Von Gewaltfreiheit & Weltgebetstreffen
Schlagen wir am Ende unserer kleinen theologischen Umschau noch einmal den Bogen zum Anfang – und zur Frage, was denn mögliche christliche Antworten auf die Problemstellung religiös motivierter Gewalt wäre. Unabhängig voneinander haben der Innsbrucker Theologe Palaver und der Wiener Theologe Tück beide für Konzepte einer gewaltfreien Friedensethik votiert, die auch einen sehr konkreten, ja, prominenten Ort in der katholischen Kirche hat. Noch einmal abschließend Wolfgang Palaver und Jan-Heiner Tück:
"Mir ist selber in den letzten Jahren immer klarer geworden, dass wir uns viel stärker mit gewaltfreien Methoden der gesellschaftlichen Veränderung auseinandersetzen müssen. Das letzte halbe Jahr war ich in einem Forschungsprogramm zu Gandhis Gewaltfreiheit engagiert, weil ich heute mehr denn je sehe, dass die Gewaltfreiheit die eigentliche Antwort auf die Gefahr des Terrors darstellt, während der Krieg gegen den Terror keine Lösung und auch keine Lösung an der Wurzel des Problems bietet, sondern nur zur Eskalation der Gewalt beiträgt."

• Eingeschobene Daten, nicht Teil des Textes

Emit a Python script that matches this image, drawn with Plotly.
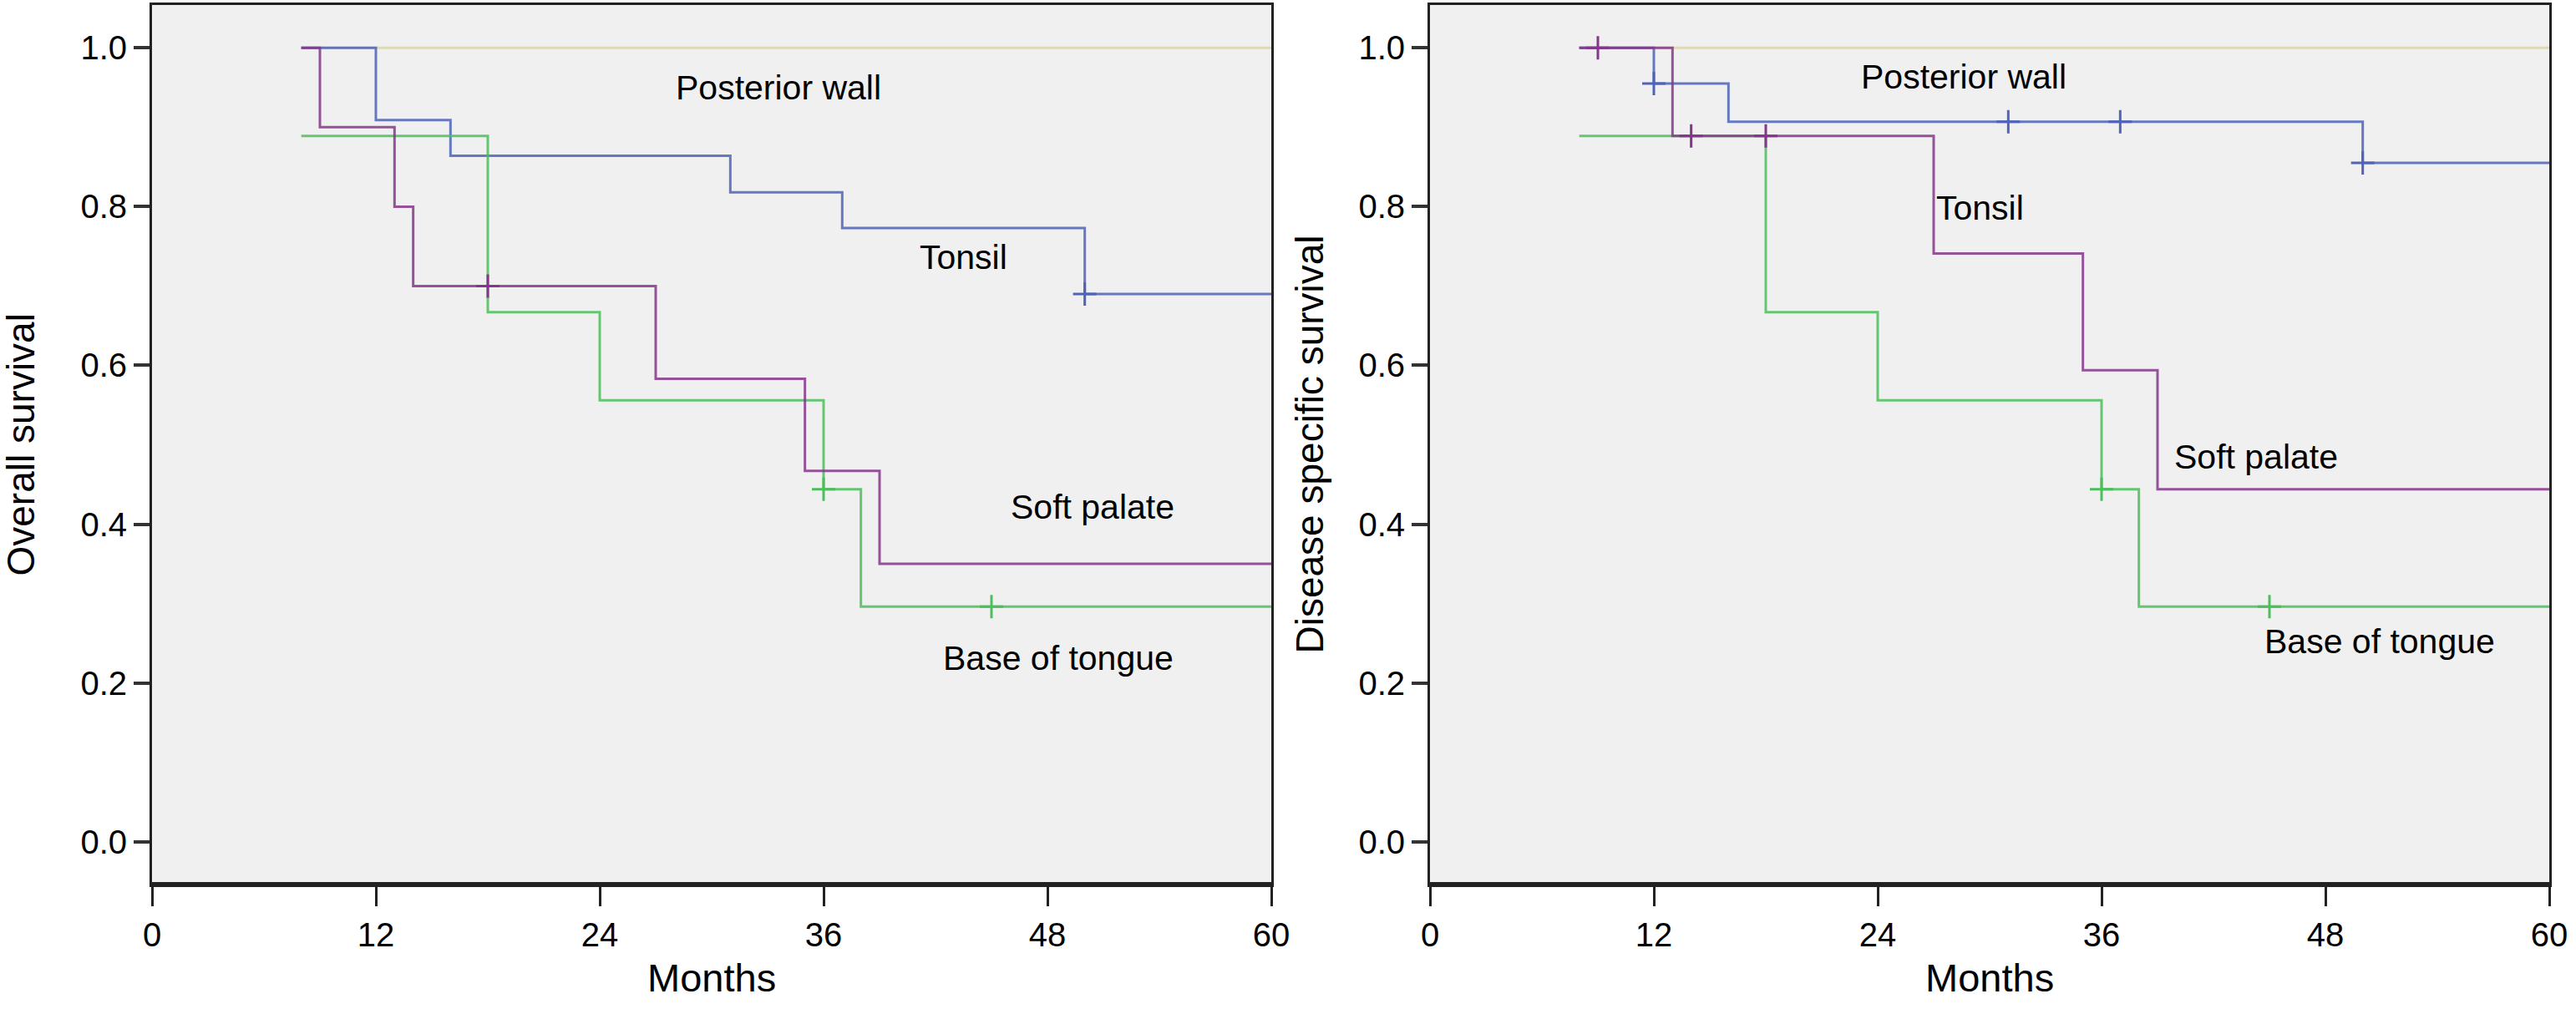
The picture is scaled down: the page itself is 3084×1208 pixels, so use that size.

"Sowohl Johannes Paul II. als auch Benedikt XVI. als auch Franziskus haben ja durch die Assisi-Weltgebetstreffen ganz konkrete Akte gesetzt, wie man pragmatisch mit der Situation der zusammenwachsenden Menschheit umgeht, in der eben auch unterschiedliche Religionen friedlich koexistieren müssen. Statt jetzt mit dem Finger auf andere zu zeigen 'Ihr habt da ein Gewaltproblem', ist die Idee, dass man unterschiedliche religiöse Akteure zusammen ruft, um Zeugnis abzulegen für die Förderung von Gerechtigkeit und Frieden in der globalen Welt. Und das eben so zu tun, dass man sich auf friedensfördernde Ressourcen in der eigenen Tradition besinnt und sogar bereit ist, sich von anderen mögliche Defizite spiegeln zu lassen. Und jede Religion ist faktisch in der Geschichte auch mit Hypotheken belastet, die sie vielleicht besser sieht, wenn sie sie von anderen spiegeln lässt. Benedikt XVI. hat das Programm der Assisi-Weltgebetstreffen noch erweitert, indem er auch bekennende Agnostiker und Atheisten eingeladen hat, weil er der Auffassung war, dass diese die Unglaubwürdigkeit religiöser Bezeugung nochmal so spiegeln können, dass religiöse Akteure dadurch lernen können. Und hier wird eigentlich eingeübt, was in einer globalen Situation unverzichtbar ist: dass Religion lernt, sich mit den Augen der anderen zu sehen, dass sie reflexives Selbstverhältnis ausbildet, was Fundamentalismen bricht."
Das war "Diesseits von Eden". Vielen Dank fürs Zuhören sagt Henning Klingen.